┌──

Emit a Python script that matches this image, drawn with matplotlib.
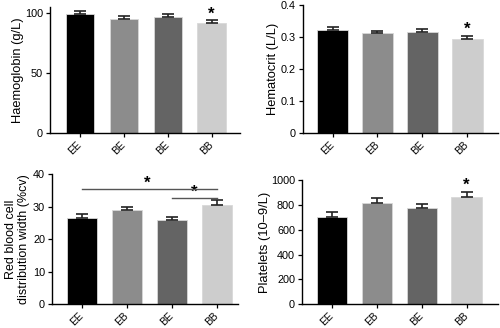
import matplotlib
matplotlib.use("Agg")
import matplotlib.pyplot as plt

plt.rcParams['font.family'] = ['Liberation Sans', 'DejaVu Sans']

colors = ['#000000', '#8c8c8c', '#646464', '#cdcdcd']

hb_labels = ['EE', 'BE', 'BE', 'BB']
hb_values = [99.4, 95.6, 97.2, 91.7]
hb_err = [2.5, 2.4, 2.2, 2.7]

hct_labels = ['EE', 'EB', 'BE', 'BB']
hct_values = [0.322, 0.312, 0.317, 0.295]
hct_err = [0.010, 0.008, 0.007, 0.009]

rdw_labels = ['EE', 'EB', 'BE', 'BB']
rdw_values = [26.7, 28.9, 26.05, 30.4]
rdw_err = [1.0, 1.15, 0.75, 1.8]

plt_labels = ['EE', 'EB', 'BE', 'BB']
plt_values = [705, 818, 777, 861]
plt_err = [40, 37, 30, 45]

fig = plt.figure(figsize=(5.0, 3.28), dpi=100)

def panel(rect, labels, values, err, ylim, yticks, yticklabels, ylabel, xlim, width, stars,
          labx, labsize=9.3):
    ax = fig.add_axes(rect)
    x = list(range(len(values)))
    ax.bar(x, values, width=width, color=colors, edgecolor='#d8d8d8', linewidth=0.6, zorder=2)
    ax.errorbar(x, values, yerr=[[0]*len(err), err], fmt='none', ecolor='#222222',
                elinewidth=1.2, capsize=4, capthick=1.2, zorder=3)
    for i in stars:
        ax.text(i, values[i] + err[i] - (ylim[1]-ylim[0])*0.01, '*', ha='center', va='bottom',
                fontsize=12, fontweight='bold')
    ax.set_ylim(*ylim)
    ax.set_xlim(*xlim)
    ax.set_yticks(yticks)
    ax.set_yticklabels(yticklabels, fontsize=7.8)
    ax.set_xticks(x)
    ax.set_xticklabels(labels, rotation=45, ha='right', va='center', fontsize=7.5,
                       rotation_mode='anchor')
    ax.set_ylabel(ylabel, fontsize=labsize, va='center', linespacing=1.15)
    ax.yaxis.set_label_coords(labx, 0.5)
    for s in ['top', 'right']:
        ax.spines[s].set_visible(False)
    for s in ['left', 'bottom']:
        ax.spines[s].set_linewidth(1.0)
    ax.tick_params(axis='both', length=3, width=0.9, pad=2)
    ax.tick_params(axis='x', pad=4)
    return ax

ax1 = panel([0.100, 0.5936, 0.380, 0.386], hb_labels, hb_values, hb_err, (0, 105.5),
            [0, 50, 100], ['0', '50', '100'], 'Haemoglobin (g/L)', (-0.685, 3.65), 0.64, [3],
            -0.168)
ax2 = panel([0.606, 0.5936, 0.390, 0.391], hct_labels, hct_values, hct_err, (0, 0.4),
            [0, 0.1, 0.2, 0.3, 0.4], ['0', '0.1', '0.2', '0.3', '0.4'], 'Hematocrit (L/L)',
            (-0.66, 3.69), 0.69, [3], -0.155)
ax3 = panel([0.104, 0.0723, 0.372, 0.3963], rdw_labels, rdw_values, rdw_err, (0, 40),
            [0, 10, 20, 30, 40], ['0', '10', '20', '30', '40'],
            'Red blood cell\ndistribution width (%cv)', (-0.66, 3.47), 0.67, [], -0.185, 9.0)
ax4 = panel([0.604, 0.0723, 0.392, 0.379], plt_labels, plt_values, plt_err, (0, 1000),
            [0, 200, 400, 600, 800, 1000], ['0', '200', '400', '600', '800', '1000'],
            'Platelets (10\u20139/L)', (-0.66, 3.7), 0.67, [3], -0.189)

# significance brackets on RDW panel
ax3.plot([0, 3], [35.4, 35.4], color='#555555', lw=1.0, zorder=4)
ax3.text(1.45, 35.0, '*', ha='center', va='bottom', fontsize=12, fontweight='bold')
ax3.plot([2, 3], [32.6, 32.6], color='#555555', lw=1.0, zorder=4)
ax3.text(2.5, 32.2, '*', ha='center', va='bottom', fontsize=12, fontweight='bold')

fig.savefig('out.png', dpi=100)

└──

EXERCISE GOAL — Exactly reproduce the run of lines from the start of the listing through the line with "hct_err = [0.010, 0.008, 0.007, 0.009]", inclusive; pictures are not copied.

THE REPLY —
Emit a Python script that matches this image, drawn with matplotlib.
import matplotlib
matplotlib.use("Agg")
import matplotlib.pyplot as plt

plt.rcParams['font.family'] = ['Liberation Sans', 'DejaVu Sans']

colors = ['#000000', '#8c8c8c', '#646464', '#cdcdcd']

hb_labels = ['EE', 'BE', 'BE', 'BB']
hb_values = [99.4, 95.6, 97.2, 91.7]
hb_err = [2.5, 2.4, 2.2, 2.7]

hct_labels = ['EE', 'EB', 'BE', 'BB']
hct_values = [0.322, 0.312, 0.317, 0.295]
hct_err = [0.010, 0.008, 0.007, 0.009]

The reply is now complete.